We look forward to seeing the wide range of talent that will be joining Nicole on the evening of February 25th, 2023.
No thanks. Not my thing.
OMG! Why not Hasso? Admission is FREE!!!!
I had to look their website. True. Shame on me, i know.
I read the drag show is sold out, and that’s good. I know it will be a success.
Hasso, you didn’t have to tell us it (drag shows) isn’t your thing. We knew that. So, I take it we won’t see a photo on your blog of your bike parked in front of the Albany Civic Theater on the day of the drag show?
Do you suppose you will ever grow up.
You retired too soon! I’m sure you would have enjoyed taking your students to this “performance” (I prefer to call it a “spectacle”).
Who ever is in CONTROL of this NEEDS FIRED!!!
Cap B. is right. There’s nobody at the core of downtown. I expected there to be at least a dozen people protesting at yesterday’s tree-cutting show. Alas, I was the only one there. But I did record some awesome video.
I hear tales from Albany’s geriatrics about what life downtown was like back when they were my age (mid-20s.) Stories about places like the Albany Underground and Roba’s and boat racing. The Albany downtown of back-then seems like a place I’d like to be now.

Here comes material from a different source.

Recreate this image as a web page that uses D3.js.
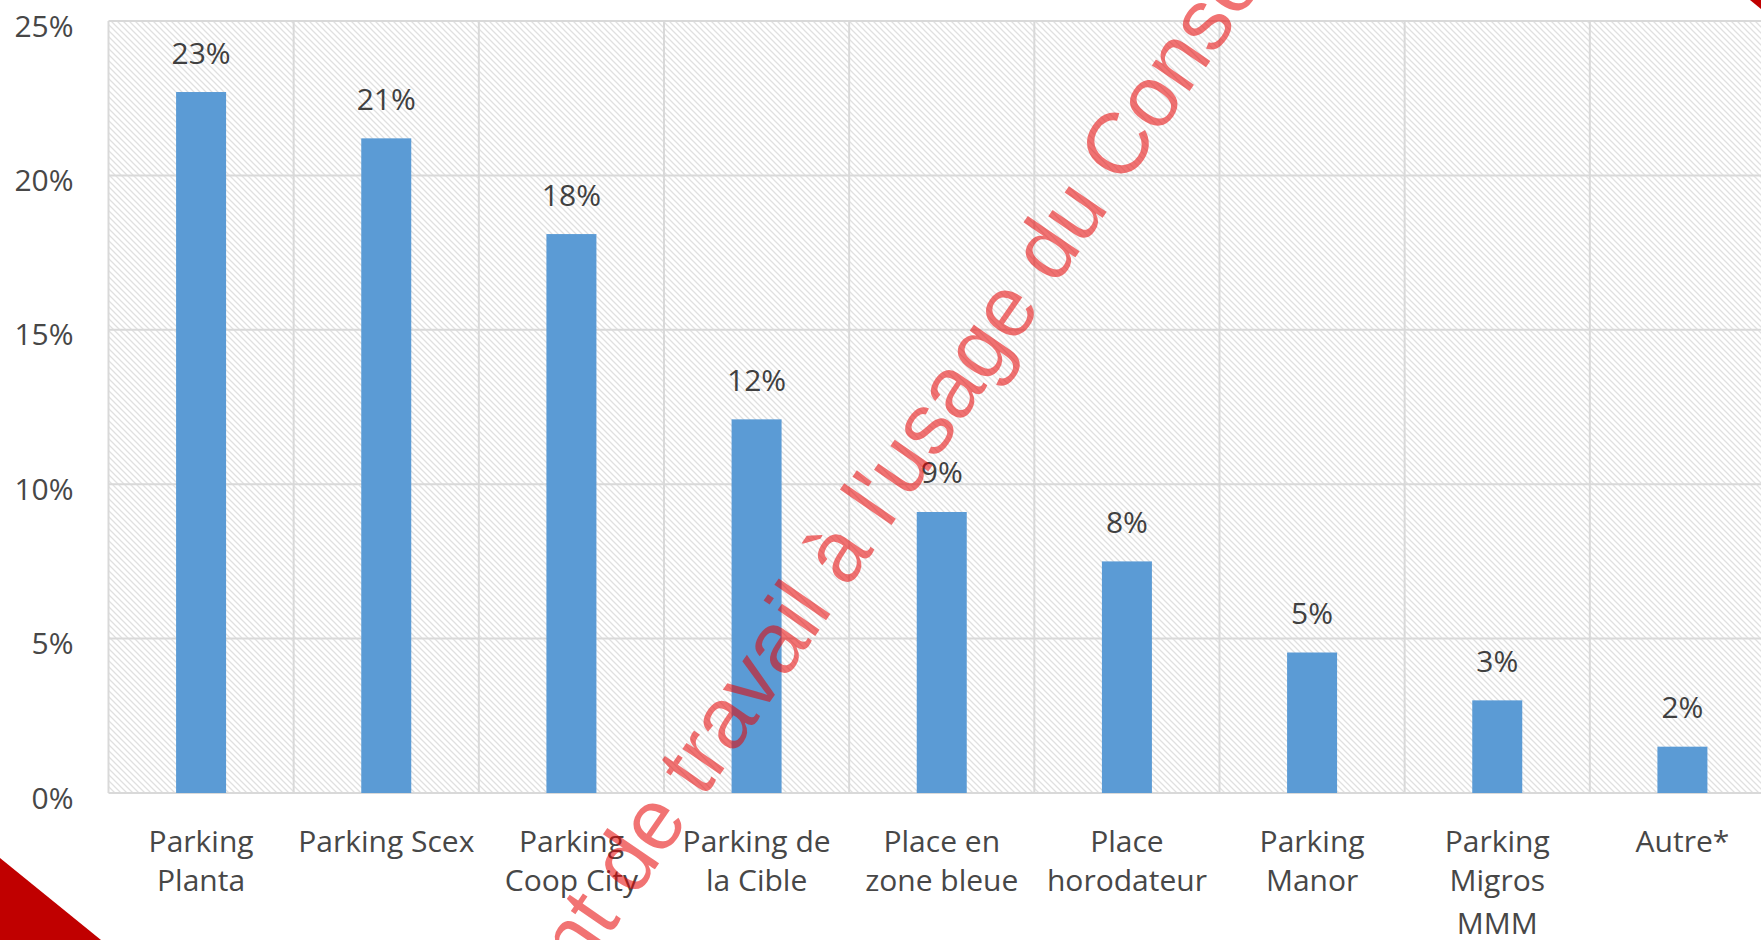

Thank you, mid-20s WW&WW, for protesting in person on the first day of the tree cutting in Monteith Park. I wrote a letter to the editor of the D-H suggesting a protest, but, alas, my letter did not get printed. (The editor doesn’t like me, and I don’t like her, so there!, Madam Editor.) I don’t protest in person nowadays because “the-other-side-of-the-issue” people can show up and things can turn violent.
Progress. Or is it?
Hasso in his article said this of the climate change crisis… “No crisis has been apparent around here.”
Given the reality that climate change
Is the most dangerous threat to humanity Hasso’s opinion
of what is “apparent” needs to be enlightened by the reality.
Hear, Hear!! Maybe Hasso is reflecting on why some of the un-enlightened among the citizenry of Albany are climate change deniers. Hopefully, Hasso, himself, already is enlightened (but, apparently not about drag shows…and I don’t mean drag car races!!! Tee, hee!).